The halting problem asks: given a Turing machine M and input w, does M halt on w? Turing proved in 1936 that no TM can decide this — HALT_TM is undecidable. The proof uses diagonalization: assume a decider H exists, construct a machine D that does the opposite of what H predicts for D itself, yielding a contradiction. The halting problem is the canonical undecidable problem; hundreds of other undecidable problems are proved undecidable by reducing the halting problem to them.
Follow the diagonalization argument carefully, constructing the contradiction step-by-step. Then read Turing's original 1936 paper for historical context. Finally, practice the reduction technique by showing ε_TM (does M accept ε?) is undecidable via a reduction from HALT_TM.
You've established that decidable languages are those with Turing machines that always halt with a correct answer. The natural next question is: are *all* languages decidable? The halting problem provides the definitive answer — no — and it does so through one of the most elegant arguments in all of mathematics. The question is deceptively simple: given a description of a Turing machine M and an input w, does M eventually halt when run on w, or does it loop forever?
At first, this seems like it should be solvable. After all, you can examine the code of a program and often tell whether it will terminate. But the halting problem asks for a *universal* solution — an algorithm that works for *every* possible program and *every* possible input. Turing proved in 1936 that no such algorithm exists. The proof is a masterpiece of self-reference and contradiction, closely related to the diagonalization technique you know from Cantor's work on countability.
Here's how the argument works. Assume, for contradiction, that a Turing machine H exists that decides the halting problem: H(⟨M, w⟩) accepts if M halts on w, and rejects if M loops. Now construct a new machine D that takes a Turing machine description ⟨M⟩ as input, runs H(⟨M, ⟨M⟩⟩) to ask "does M halt when given its own description?", and then *does the opposite* — if H says M halts, D loops forever; if H says M loops, D halts and accepts. Now ask: what happens when D is given its own description? D(⟨D⟩) runs H(⟨D, ⟨D⟩⟩). If H says D halts on ⟨D⟩, then D loops — contradicting H's answer. If H says D loops on ⟨D⟩, then D halts — again contradicting H. Either way, H gives the wrong answer. Since we derived a contradiction from the assumption that H exists, no such H can exist.

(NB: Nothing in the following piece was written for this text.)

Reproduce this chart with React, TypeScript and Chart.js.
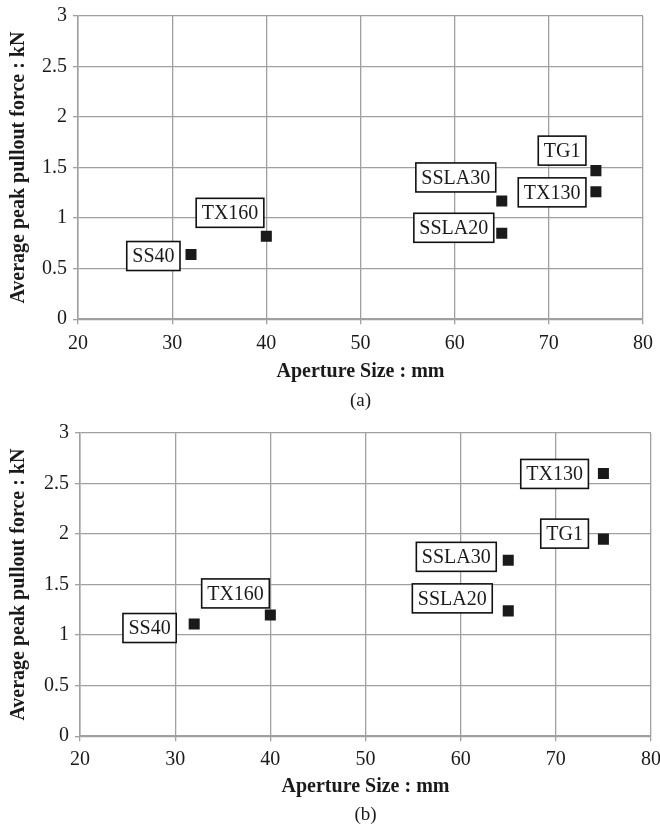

The halting problem's significance extends far beyond this single result. It is the canonical undecidable problem — the starting point for proving that hundreds of other problems are also undecidable. The technique is reduction: to show that some new problem X is undecidable, you show that if you *could* decide X, you could use that ability to decide the halting problem — which you've already proved impossible. For example, the question "does Turing machine M accept the empty string?" is undecidable because you can transform any halting-problem instance into this form. Note the critical distinction: the halting problem is recognizable (you can run M on w and accept if it halts — you just can't detect the looping case), but it is not decidable. This gap between recognizability and decidability becomes a central theme in computability theory.